■ Aim ■
Print out each record below, unaltered and complete, without its images.

::: Records shown :::

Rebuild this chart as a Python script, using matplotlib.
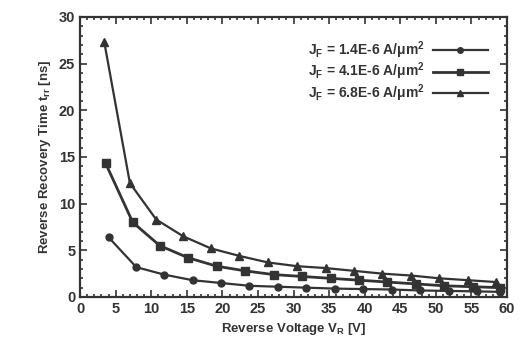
import matplotlib
matplotlib.use('Agg')
import matplotlib.pyplot as plt
from matplotlib.ticker import MultipleLocator

plt.rcParams['font.family'] = ['Liberation Sans', 'DejaVu Sans']
plt.rcParams['mathtext.default'] = 'regular'

INK = '#333333'

# J_F = 1.4E-6 A/um^2 (circles)
v_low = [4.0, 7.9, 11.8, 15.8, 19.8, 23.8, 27.8, 31.8, 35.8, 39.8, 43.8, 47.8, 51.8, 55.8, 59.0]
t_low = [6.4, 3.2, 2.4, 1.8, 1.5, 1.2, 1.1, 1.0, 0.9, 0.85, 0.8, 0.7, 0.65, 0.6, 0.55]

# J_F = 4.1E-6 A/um^2 (squares)
v_mid = [3.6, 7.4, 11.2, 15.2, 19.2, 23.2, 27.2, 31.2, 35.2, 39.2, 43.2, 47.2, 51.2, 55.2, 59.0]
t_mid = [14.3, 8.0, 5.5, 4.2, 3.3, 2.8, 2.4, 2.2, 2.0, 1.8, 1.6, 1.4, 1.2, 1.1, 1.0]

# J_F = 6.8E-6 A/um^2 (triangles)
v_high = [3.4, 7.0, 10.7, 14.5, 18.4, 22.4, 26.4, 30.5, 34.5, 38.5, 42.5, 46.5, 50.5, 54.5, 58.5]
t_high = [27.3, 12.2, 8.3, 6.5, 5.2, 4.4, 3.7, 3.3, 3.1, 2.8, 2.5, 2.3, 2.0, 1.8, 1.6]

labels = [r'J$_F$ = 1.4E-6 A/$\mu$m$^2$',
          r'J$_F$ = 4.1E-6 A/$\mu$m$^2$',
          r'J$_F$ = 6.8E-6 A/$\mu$m$^2$']

fig = plt.figure(figsize=(5.2, 3.6), dpi=100)
ax = fig.add_axes([0.154, 0.175, 0.821, 0.778])

ax.plot(v_low, t_low, color=INK, lw=1.6, marker='o', ms=5, label=labels[0])
ax.plot(v_mid, t_mid, color=INK, lw=2.0, marker='s', ms=6, label=labels[1])
ax.plot(v_high, t_high, color=INK, lw=1.6, marker='^', ms=6, label=labels[2])

ax.set_xlim(0, 60)
ax.set_ylim(0, 30)
ax.xaxis.set_major_locator(MultipleLocator(5))
ax.xaxis.set_minor_locator(MultipleLocator(1))
ax.yaxis.set_major_locator(MultipleLocator(5))
ax.yaxis.set_minor_locator(MultipleLocator(1))
ax.tick_params(which='both', direction='in', top=True, right=True, colors=INK,
               labelsize=10.5, width=1.2)
ax.tick_params(which='major', length=5)
ax.tick_params(which='minor', length=2.5)
for lab in ax.get_xticklabels() + ax.get_yticklabels():
    lab.set_fontweight('bold')
for s in ax.spines.values():
    s.set_color(INK)
    s.set_linewidth(1.6)

ax.set_xlabel(r'Reverse Voltage V$_R$ [V]', fontsize=9.5, fontweight='bold', color=INK)
ax.set_ylabel(r'Reverse Recovery Time t$_{rr}$ [ns]', fontsize=9.5, fontweight='bold', color=INK)

leg = ax.legend(loc='upper right', frameon=False, markerfirst=False, fontsize=10,
                handlelength=4.0, handletextpad=0.6, labelspacing=0.0, borderaxespad=0.5,
                markerscale=0.8, bbox_to_anchor=(0.985, 0.965))
for t in leg.get_texts():
    t.set_color(INK)
    t.set_fontweight('bold')

fig.savefig('out.png', dpi=100)
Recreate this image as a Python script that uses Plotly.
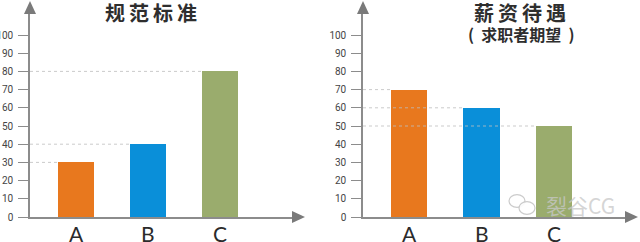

:::

■ Reply to the exercise ■
Rebuild this chart as a Python script, using matplotlib.
import matplotlib
matplotlib.use('Agg')
import matplotlib.pyplot as plt
from matplotlib.ticker import MultipleLocator

plt.rcParams['font.family'] = ['Liberation Sans', 'DejaVu Sans']
plt.rcParams['mathtext.default'] = 'regular'

INK = '#333333'

# J_F = 1.4E-6 A/um^2 (circles)
v_low = [4.0, 7.9, 11.8, 15.8, 19.8, 23.8, 27.8, 31.8, 35.8, 39.8, 43.8, 47.8, 51.8, 55.8, 59.0]
t_low = [6.4, 3.2, 2.4, 1.8, 1.5, 1.2, 1.1, 1.0, 0.9, 0.85, 0.8, 0.7, 0.65, 0.6, 0.55]

# J_F = 4.1E-6 A/um^2 (squares)
v_mid = [3.6, 7.4, 11.2, 15.2, 19.2, 23.2, 27.2, 31.2, 35.2, 39.2, 43.2, 47.2, 51.2, 55.2, 59.0]
t_mid = [14.3, 8.0, 5.5, 4.2, 3.3, 2.8, 2.4, 2.2, 2.0, 1.8, 1.6, 1.4, 1.2, 1.1, 1.0]

# J_F = 6.8E-6 A/um^2 (triangles)
v_high = [3.4, 7.0, 10.7, 14.5, 18.4, 22.4, 26.4, 30.5, 34.5, 38.5, 42.5, 46.5, 50.5, 54.5, 58.5]
t_high = [27.3, 12.2, 8.3, 6.5, 5.2, 4.4, 3.7, 3.3, 3.1, 2.8, 2.5, 2.3, 2.0, 1.8, 1.6]

labels = [r'J$_F$ = 1.4E-6 A/$\mu$m$^2$',
          r'J$_F$ = 4.1E-6 A/$\mu$m$^2$',
          r'J$_F$ = 6.8E-6 A/$\mu$m$^2$']

fig = plt.figure(figsize=(5.2, 3.6), dpi=100)
ax = fig.add_axes([0.154, 0.175, 0.821, 0.778])

ax.plot(v_low, t_low, color=INK, lw=1.6, marker='o', ms=5, label=labels[0])
ax.plot(v_mid, t_mid, color=INK, lw=2.0, marker='s', ms=6, label=labels[1])
ax.plot(v_high, t_high, color=INK, lw=1.6, marker='^', ms=6, label=labels[2])

ax.set_xlim(0, 60)
ax.set_ylim(0, 30)
ax.xaxis.set_major_locator(MultipleLocator(5))
ax.xaxis.set_minor_locator(MultipleLocator(1))
ax.yaxis.set_major_locator(MultipleLocator(5))
ax.yaxis.set_minor_locator(MultipleLocator(1))
ax.tick_params(which='both', direction='in', top=True, right=True, colors=INK,
               labelsize=10.5, width=1.2)
ax.tick_params(which='major', length=5)
ax.tick_params(which='minor', length=2.5)
for lab in ax.get_xticklabels() + ax.get_yticklabels():
    lab.set_fontweight('bold')
for s in ax.spines.values():
    s.set_color(INK)
    s.set_linewidth(1.6)

ax.set_xlabel(r'Reverse Voltage V$_R$ [V]', fontsize=9.5, fontweight='bold', color=INK)
ax.set_ylabel(r'Reverse Recovery Time t$_{rr}$ [ns]', fontsize=9.5, fontweight='bold', color=INK)

leg = ax.legend(loc='upper right', frameon=False, markerfirst=False, fontsize=10,
                handlelength=4.0, handletextpad=0.6, labelspacing=0.0, borderaxespad=0.5,
                markerscale=0.8, bbox_to_anchor=(0.985, 0.965))
for t in leg.get_texts():
    t.set_color(INK)
    t.set_fontweight('bold')

fig.savefig('out.png', dpi=100)
Recreate this image as a Python script that uses Plotly.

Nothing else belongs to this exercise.